In questa cornice principale si inseriscono gli archetipi, tra i quali ricorre, nella rappresentazione del femminile, soprattutto la Grande Madre, legata al mito di Demetra (la madre-natura) e Persefone, la figlia che scompare negli Inferi sposa di Plutone d’inverno quando la natura si inaridisce per tornare ubertosa al riapparire in Terra della ragazza in primavera: LA BELLA ADDORMENTATA “non è che una variante particolare” di questo mito (p. 20).

Su tali basi, si identificano nevrosi specifiche.

Commentando la favola di Rosaspina, von Franz rileva: “Nelle vesti della fata cattiva, la dea-madre è la personificazione dei sentimenti feriti e inaciditi”; ciò corrisponde a “un problema tipico della psicologia femminile”, consistente nella difficoltà di reagire a una ferita dell’ambito sentimentale e nell’essere preda della negatività dell’Animus, che spinge chi ne è vittima a rimproverare e a vendicarsi. Si tratta di un “complesso materno negativo”, che incita all’“amarezza” e al “risentimento”, ripercorrendo il modello della “dea oltraggiata” (p. 37).

Esaminando la favola di Biancaneve e Rosaspina, viene messo in luce “il problema della pietà fuori luogo, il fatto che le donne sono portate inconsciamente a soffrire a causa della virtù che è caratteristica dell’istinto materno, la pietà” (p. 71), il cui eccesso in casi mal riposti può essere deleterio quanto la sua assenza.

Nelle fiabe si stagliano eroi e eroine: essi rappresentano “una connessione archetipica tra l’Io e il Sé” (p. 27), da ritrovarsi poi nella vita concreta degli individui, nei quali spesso, quando sono in difficoltà, si riscontra, e non solo nelle psicosi e nevrosi, “un Io che non funziona in armonia con la totalità psichica, ovvero col Sé” (p. 26). Ad esempio, l’eroe che libera la Terra da un incantesimo di aridità raffigura il flusso vitale ritrovato. L’eroe è l’Io, cioè “lo strumento dell’incarnazione del Sé”. Questa e altre funzioni narrative sono allegorie delle forze interiori, personali e sociali.

Accanto ai tratti sopra citati si profilano i simboli (tra i quali il mandala, l’uovo, il diamante, la palla d’oro, la scoperta del tesoro, il bambino, p. 28), con variazioni particolari e contestuali all’interno delle disparate narrazioni a partire dalle generalità significative che hanno in comune.

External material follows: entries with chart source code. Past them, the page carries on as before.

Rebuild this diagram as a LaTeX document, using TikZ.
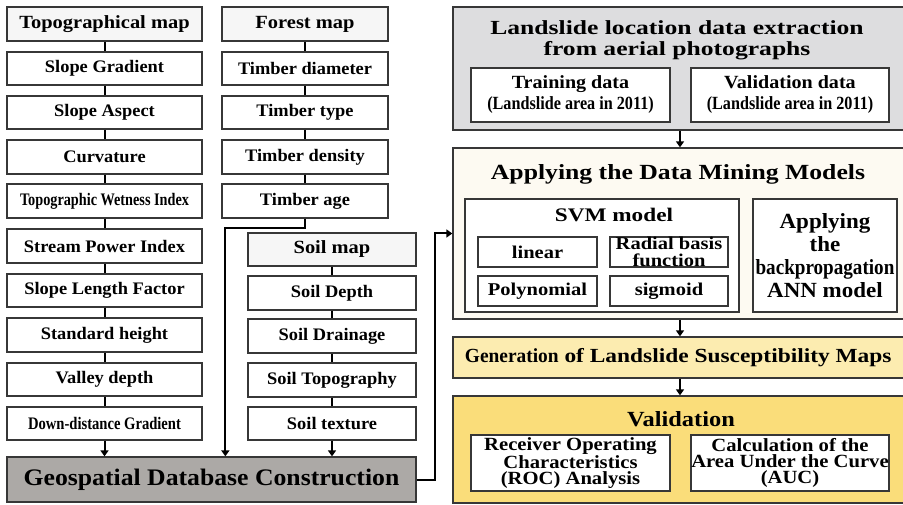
\documentclass[tikz,border=0pt]{standalone}
\usepackage{fontspec}
\setmainfont{Liberation Serif}
\usetikzlibrary{arrows.meta}

\definecolor{hdrfill}{RGB}{246,246,246}
\definecolor{dbfill}{RGB}{172,169,166}
\definecolor{extfill}{RGB}{221,221,223}
\definecolor{minefill}{RGB}{253,250,242}
\definecolor{genfill}{RGB}{252,236,176}
\definecolor{valfill}{RGB}{250,221,122}
\definecolor{edge}{RGB}{55,55,55}

% font helper: size, leading, horizontal stretch
\newcommand\ff[3]{\bfseries\fontsize{#1}{#2}\selectfont\addfontfeature{FakeStretch=#3}}
\newcommand\sx[1]{\addfontfeature{FakeStretch=#1}}

\tikzset{
  box/.style={draw=edge, line width=1.3pt, fill=white, inner sep=0pt, align=center},
  hdr/.style={box, fill=hdrfill, font=\ff{18.6}{20}{1.10}},
  body/.style={box, font=\ff{17.6}{19}{1.045}},
  txt/.style={inner sep=0pt, align=center},
  link/.style={line width=2pt, black},
  arr/.style={link, -{Triangle[length=6pt,width=8pt]}},
}

% \bx[style]{name}{x1}{y1}{x2}{y2}{text}
\newcommand\bx[7][]{\node[box,minimum width={(#5-#3)*1pt},minimum height={(#6-#4)*1pt},#1] (#2) at ({(#3+#5)/2},{(#4+#6)/2}) {#7};}

\begin{document}
\begin{tikzpicture}[x=1pt,y=-1pt]
\useasboundingbox (0,0) rectangle (903,505);

% ---------- topographical factors ----------
\bx[hdr]{topo}{7}{7}{202}{41}{Topographical map}
\bx[body]{t1}{7}{52}{202}{85}{Slope Gradient}
\bx[body]{t2}{7}{96}{202}{129}{Slope Aspect}
\bx[body]{t3}{7}{140}{202}{174}{Curvature}
\bx[body]{t4}{7}{184}{202}{218}{\sx{0.81}Topographic Wetness Index}
\bx[body]{t5}{7}{229}{202}{263}{Stream Power Index}
\bx[body]{t6}{7}{274}{202}{307}{Slope Length Factor}
\bx[body]{t7}{7}{318}{202}{352}{Standard height}
\bx[body]{t8}{7}{363}{202}{396}{Valley depth}
\bx[body]{t9}{7}{407}{202}{440}{\sx{0.83}Down-distance Gradient}

% ---------- forest factors ----------
\bx[hdr]{forest}{222}{7}{388}{41}{Forest map}
\bx[body]{f1}{222}{52}{388}{85}{Timber diameter}
\bx[body]{f2}{222}{96}{388}{129}{Timber type}
\bx[body]{f3}{222}{140}{388}{174}{Timber density}
\bx[body]{f4}{222}{184}{388}{218}{Timber age}

% ---------- soil factors ----------
\bx[hdr]{soil}{248}{233}{416}{266}{Soil map}
\bx[body]{s1}{248}{276}{416}{310}{Soil Depth}
\bx[body]{s2}{248}{319}{416}{353}{Soil Drainage}
\bx[body]{s3}{248}{363}{416}{397}{Soil Topography}
\bx[body]{s4}{248}{407}{416}{440}{Soil texture}

% ---------- database ----------
\bx[fill=dbfill,font=\ff{23.7}{26}{1.085}]{db}{7}{457}{416}{502}{Geospatial Database Construction}

% chain links inside each column
\foreach \a/\b in {topo/t1,t1/t2,t2/t3,t3/t4,t4/t5,t5/t6,t6/t7,t7/t8,t8/t9,
                   forest/f1,f1/f2,f2/f3,f3/f4,soil/s1,s1/s2,s2/s3,s3/s4}
  \draw[link] (\a.south) -- (\b.north);

\draw[arr] (t9.south) -- (t9.south |- db.north);
\draw[arr] (s4.south) -- (s4.south |- db.north);
\draw[arr] (f4.south) -- ++(0,9) -| ([xshift=219pt]db.north west);

% ---------- landslide inventory ----------
\bx[fill=extfill]{ext}{453}{7}{903.5}{130}{}
\node[txt,font=\ff{20}{20.7}{1.28}] (extT) at (677,40) {Landslide location data extraction\\from aerial photographs};
\bx[font=\ff{18.6}{21}{1.08}]{train}{471}{68}{670}{122}{Training data\\{\sx{0.87}(Landslide area in 2011)}}
\bx[font=\ff{18.6}{21}{1.08}]{valid}{691}{68}{889}{122}{Validation data\\{\sx{0.87}(Landslide area in 2011)}}

% ---------- data mining models ----------
\bx[fill=minefill]{mine}{453}{148}{903.5}{319}{}
\node[txt,font=\ff{21.6}{22}{1.19}] (mineT) at (678,174) {Applying the Data Mining Models};
\bx{svm}{465}{199}{739}{312}{}
\node[txt,font=\ff{19.2}{21}{1.21}] (svmT) at (614,215) {SVM model};
\bx[font=\ff{18}{16.7}{1.14}]{lin}{478}{237}{597}{267}{linear}
\bx[font=\ff{18}{16.7}{1.14}]{rbf}{610}{237}{728}{267}{Radial basis\\function}
\bx[font=\ff{18}{16.7}{1.14}]{poly}{478}{276}{597}{306}{Polynomial}
\bx[font=\ff{18}{16.7}{1.14}]{sig}{610}{276}{728}{306}{sigmoid}
\bx[font=\ff{21.6}{23}{1.065}]{ann}{753}{199}{897}{312}{Applying\\the\\{\sx{0.885}backpropagation}\\ANN model}

% ---------- susceptibility maps ----------
\bx[fill=genfill,font=\ff{20}{22}{1.17}]{gen}{453}{337}{903.5}{378}{{\sx{0.97}Generation} of Landslide Susceptibility Maps}

% ---------- validation ----------
\bx[fill=valfill]{val}{453}{396}{903.5}{503}{}
\node[txt,font=\ff{21.6}{25}{1.13}] (valT) at (681,419) {Validation};
\bx[font=\ff{18.6}{16.2}{1.11}]{roc}{471}{435}{670}{491}{Receiver Operating\\Characteristics\\(ROC) Analysis}
\bx[font=\ff{18.6}{16.2}{1.11}]{auc}{691}{435}{889}{491}{Calculation of the\\Area Under the Curve\\(AUC)}

% ---------- flow between stages ----------
\draw[arr] (db.east) -- ++(18,0) |- (mine.west);
\draw[arr] (ext.south -| 680,0) -- (mine.north -| 680,0);
\draw[arr] (mine.south -| 680,0) -- (gen.north -| 680,0);
\draw[arr] (gen.south -| 680,0) -- (val.north -| 680,0);
\end{tikzpicture}
\end{document}
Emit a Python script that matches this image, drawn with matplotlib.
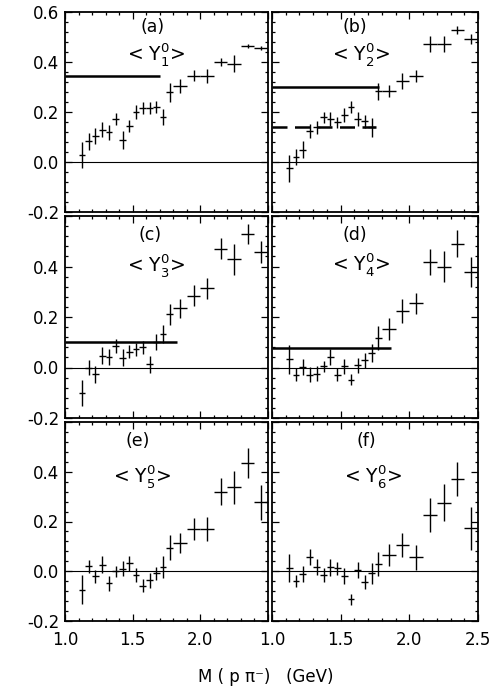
import matplotlib
matplotlib.use("Agg")
import matplotlib.pyplot as plt
from matplotlib.ticker import MultipleLocator, FixedLocator, FixedFormatter

plt.rcParams['font.family'] = ['DejaVu Sans']
plt.rcParams['mathtext.fontset'] = 'dejavusans'

# p pi- invariant mass bins (GeV): bin centres and half widths
mass = [1.125, 1.175, 1.225, 1.275, 1.325, 1.375, 1.425, 1.475, 1.525, 1.575,
        1.625, 1.675, 1.725, 1.775, 1.85, 1.95, 2.05, 2.15, 2.25, 2.35, 2.45]
mass_halfwidth = [0.025, 0.025, 0.025, 0.025, 0.025, 0.025, 0.025, 0.025, 0.025,
                  0.025, 0.025, 0.025, 0.025, 0.025, 0.05, 0.05, 0.05, 0.05,
                  0.05, 0.05, 0.05]

# <Y_L^0> moments and their errors
y1_vals = [0.029, 0.083, 0.103, 0.129, 0.120, 0.173, 0.089, 0.145, 0.200, 0.216, 0.216,
           0.220, 0.180, 0.279, 0.303, 0.345, 0.343, 0.400, 0.393, 0.465, 0.456]
y1_errs = [0.051, 0.033, 0.032, 0.030, 0.030, 0.025, 0.035, 0.025, 0.028, 0.023, 0.025,
           0.025, 0.032, 0.037, 0.028, 0.022, 0.028, 0.017, 0.033, 0.008, 0.008]

y2_vals = [-0.025, 0.021, 0.049, 0.125, 0.139, 0.179, 0.172, 0.159, 0.189, 0.219, 0.172,
           0.163, 0.139, 0.283, 0.285, 0.325, 0.345, 0.472, 0.472, 0.528, 0.492]
y2_errs = [0.055, 0.031, 0.034, 0.028, 0.027, 0.022, 0.028, 0.023, 0.029, 0.024, 0.029,
           0.027, 0.037, 0.033, 0.023, 0.033, 0.025, 0.033, 0.033, 0.017, 0.021]

y3_vals = [-0.101, 0.000, -0.027, 0.047, 0.043, 0.085, 0.039, 0.063, 0.072, 0.080, 0.012,
           0.102, 0.133, 0.211, 0.235, 0.285, 0.313, 0.471, 0.428, 0.528, 0.457]
y3_errs = [0.053, 0.028, 0.033, 0.035, 0.032, 0.028, 0.033, 0.027, 0.027, 0.025, 0.032,
           0.031, 0.037, 0.042, 0.037, 0.040, 0.043, 0.040, 0.060, 0.040, 0.044]

y4_vals = [0.032, -0.028, 0.001, -0.028, -0.024, 0.004, 0.041, -0.028, 0.005, -0.048, 0.009,
           0.028, 0.059, 0.116, 0.152, 0.225, 0.254, 0.418, 0.400, 0.491, 0.378]
y4_errs = [0.056, 0.027, 0.031, 0.031, 0.030, 0.023, 0.031, 0.027, 0.030, 0.023, 0.030,
           0.030, 0.036, 0.047, 0.043, 0.047, 0.043, 0.053, 0.063, 0.052, 0.060]

y5_vals = [-0.074, 0.020, -0.021, 0.027, -0.048, 0.000, 0.011, 0.033, -0.015, -0.058, -0.037,
           -0.008, 0.016, 0.094, 0.112, 0.170, 0.170, 0.320, 0.338, 0.434, 0.277]
y5_errs = [0.057, 0.027, 0.028, 0.034, 0.030, 0.023, 0.030, 0.030, 0.030, 0.025, 0.030,
           0.027, 0.045, 0.050, 0.040, 0.043, 0.047, 0.055, 0.067, 0.060, 0.070]

y6_vals = [0.013, -0.041, -0.011, 0.056, 0.016, -0.015, 0.016, 0.012, -0.020, -0.113, 0.005,
           -0.044, -0.008, 0.029, 0.065, 0.105, 0.056, 0.225, 0.276, 0.372, 0.172]
y6_errs = [0.057, 0.024, 0.033, 0.032, 0.033, 0.027, 0.035, 0.027, 0.033, 0.023, 0.033,
           0.029, 0.043, 0.049, 0.043, 0.047, 0.050, 0.068, 0.073, 0.068, 0.085]

panel_tags = ['(a)', '(b)', '(c)', '(d)', '(e)', '(f)']
moment_index = [1, 2, 3, 4, 5, 6]

# constant-level lines per panel: (level, upper mass end, dashed?)
level_lines = {
    0: [(0.343, 1.70, False)],
    1: [(0.301, 1.78, False), (0.141, 1.76, True)],
    2: [(0.102, 1.83, False)],
    3: [(0.078, 1.87, False)],
}

x_tick_vals = [1.0, 1.5, 2.0, 2.5]
y_tick_vals = [-0.2, 0.0, 0.2, 0.4, 0.6]

all_vals = [y1_vals, y2_vals, y3_vals, y4_vals, y5_vals, y6_vals]
all_errs = [y1_errs, y2_errs, y3_errs, y4_errs, y5_errs, y6_errs]

W, H = 495, 687
fig = plt.figure(figsize=(W / 100, H / 100), dpi=100)

col_left = [65, 272]
col_width = [203, 206]
row_top = [12, 216, 422]
row_height = [200, 202, 199]

tag_pos = [(0.43, 0.925), (0.40, 0.925), (0.42, 0.905), (0.40, 0.905), (0.36, 0.905), (0.46, 0.905)]
mom_pos = [(0.45, 0.785), (0.43, 0.785), (0.45, 0.755), (0.43, 0.76), (0.38, 0.725), (0.49, 0.725)]

for i in range(6):
    r, c = divmod(i, 2)
    left = col_left[c] / W
    bottom = 1 - (row_top[r] + row_height[r]) / H
    ax = fig.add_axes([left, bottom, col_width[c] / W, row_height[r] / H])
    ax.set_xlim(1.0, 2.5)
    ax.set_ylim(-0.2, 0.6)

    ax.axhline(0.0, color='black', lw=0.8, zorder=1)
    for level, xend, dashed in level_lines.get(i, []):
        line, = ax.plot([1.0, xend], [level, level], color='black', lw=1.8,
                        solid_capstyle='butt', zorder=2)
        if dashed:
            line.set_dashes((6, 3))

    ax.errorbar(mass, all_vals[i], yerr=all_errs[i], xerr=mass_halfwidth,
                fmt='none', ecolor='black', elinewidth=1.0, capsize=0, zorder=3)

    ax.text(tag_pos[i][0], tag_pos[i][1], panel_tags[i], transform=ax.transAxes,
            ha='center', va='center', fontsize=12.5)
    ax.text(mom_pos[i][0], mom_pos[i][1],
            '< Y$_{%d}^{0}$>' % moment_index[i], transform=ax.transAxes,
            ha='center', va='center', fontsize=13.5)

    # ticks on all four sides, pointing inward
    ax.xaxis.set_major_locator(FixedLocator(x_tick_vals))
    ax.xaxis.set_minor_locator(MultipleLocator(0.1))
    ax.yaxis.set_major_locator(FixedLocator(y_tick_vals))
    ax.yaxis.set_minor_locator(MultipleLocator(0.04))
    ax.tick_params(which='both', direction='in', top=True, right=True, width=0.9)
    ax.tick_params(which='major', length=5)
    ax.tick_params(which='minor', length=2)
    ax.tick_params(axis='both', labelsize=12, pad=4)

    if r == 2:
        xl = ['1.0', '1.5', '2.0', ''] if c == 0 else ['1.0', '1.5', '2.0', '2.5']
        ax.xaxis.set_major_formatter(FixedFormatter(xl))
        ax.tick_params(axis='x', pad=7)
    else:
        ax.set_xticklabels([])

    if c == 0:
        yl = ['-0.2', '0.0', '0.2', '0.4', '0.6' if r == 0 else '']
        ax.yaxis.set_major_formatter(FixedFormatter(yl))
    else:
        ax.set_yticklabels([])

    for sp in ax.spines.values():
        sp.set_linewidth(1.3)

fig.text(266 / W, 1 - 677 / H, 'M ( p π\u207b)   (GeV)', ha='center', va='center',
         fontsize=12)

fig.savefig('out.png', dpi=100)
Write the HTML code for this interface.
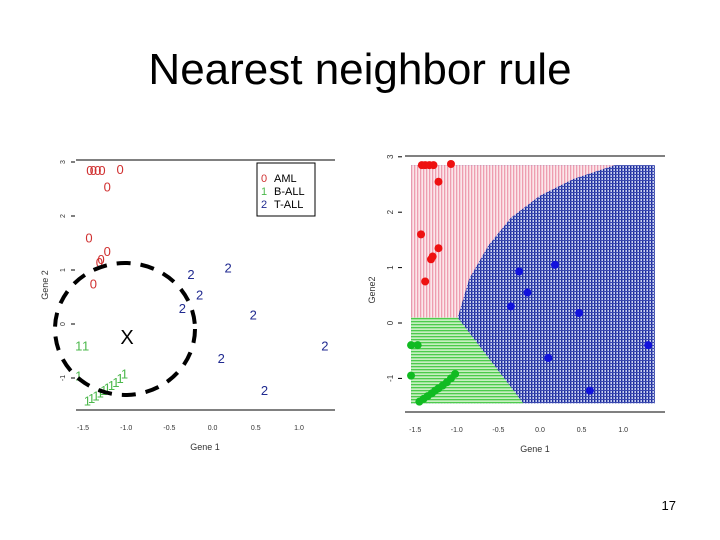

Si ricorda la foresta nella fiaba LA FANCIULLA SENZA MANI: “vivere nella foresta corrisponde, psicologicamente, a immergersi nella più profonda interiorità del proprio essere per farne la scoperta” (p. 93). Il ritiro nell’interiorità pare a von Franz un tema femminile; in contrasto con una più frequente tendenza alle “imprese”, che sembrerebbe invece propria del comportamento maschile (p. 101).

IL FEMMINILE NELLA FIABA è un libro con cui si può o meno concordare, ma che invita a un viaggio nella dimensione affascinante delle narrazioni per trarne costanti di comprensione umana, esistenti accanto ad altre interpretazioni, anch'esse possibili e valide, nate da discipline diverse dalla psicologia analitica.

Per concludere si lascia la parola all’autrice, non perché si condivida o meno totalmente la sua impostazione, ma solo per metterla in evidenza, citando da un paragrafo che, avente per tema la cattiveria in relazione alla fiaba VASSILISSA LA BELLA (una versione di CENERENTOLA), mette in questione le convinzioni diffuse sull’innocenza:

“Tanto più si conosce la propria cattiveria, tanto più si è capaci di proteggersi da quella degli altri. […]. Le persone che si lasciano maltrattare dagli altri sono o molto giovani, o troppo candide; ma soprattutto esse sono indirettamente responsabili di ciò che accade loro, non hanno sufficiente coscienza del male che hanno in sé. Se l’avessero, acquisirebbero una sorta di percezione intuitiva del male negli altri e non presterebbero il fianco. [...] Lo sciocco idealista che si lascia imbrogliare da tutti può essere aiutato non con la pietà, ma conducendolo alla sua Ombra interiore” (p. 187).